Test fit of the sole plate and floor joist to see how much more soil I need to remove. I'll leave the final measurement until after I've laid the damp proof course and sole plate as the mortar will make a difference.


----------



## martin.a.ball

As I had a spare bit of time I thought I would get the damp proof course down, so followed the technique in this 2 minute youtube video, How to lay a DPC. Felt good to cross one more task off.

Then it rained, hard, the water got under the DPC and it all came unstuck.





So I'll have to redo the DPC but next time I'll make sure I have time to lay the sole plate at the same time and weigh the whole thing down.


----------



## martin.a.ball

Part of Mike's design in BUILD A SHED MIKE'S WAY, WITHOUT CONCRETE are periscope under floor vents. Screwfix have them here, each vents covers 6 square meters so I went for two.

The vent is intended to sit behind an air brick, so when offered up to the sole plate is was too high.






Fortunately if you turn it upside down it becomes a perfect fit.

You can just see the start of the sole plate being laid on a bed of mortar.


----------



## martin.a.ball

odd, couldn't add two photos to the previous post.


----------



## martin.a.ball

Nice dry day so the DPC was relaid, then sole plate laid all round. This approach makes leveling relatively easy and a good solid base to work up from.






Air Vents have been added, one at each end. Here is a close up showing a snug fit once there we turned upside down.


----------



## martin.a.ball

Galvanized steel strap was used to secure the sole plate to the block wall. I also decided to strap the sole plate together.
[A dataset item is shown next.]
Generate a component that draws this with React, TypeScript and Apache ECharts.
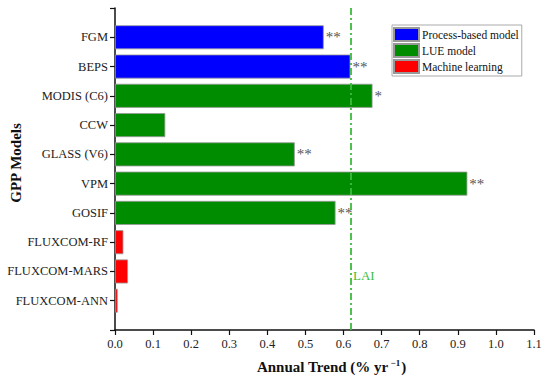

And use the same method across the air vents


----------



## martin.a.ball

I've include this photo as a reminder of the amount of soil that I've shifted. Whilst I've found the build easier and cheaper that a concrete slab there has been a lot of digging and creative disposal of barrow loads of soil around our garden, it was borderline get a skip at some points.






Anyhow the base is complete. This feels like a mini milestone as the digging gear can finally go back in the shed.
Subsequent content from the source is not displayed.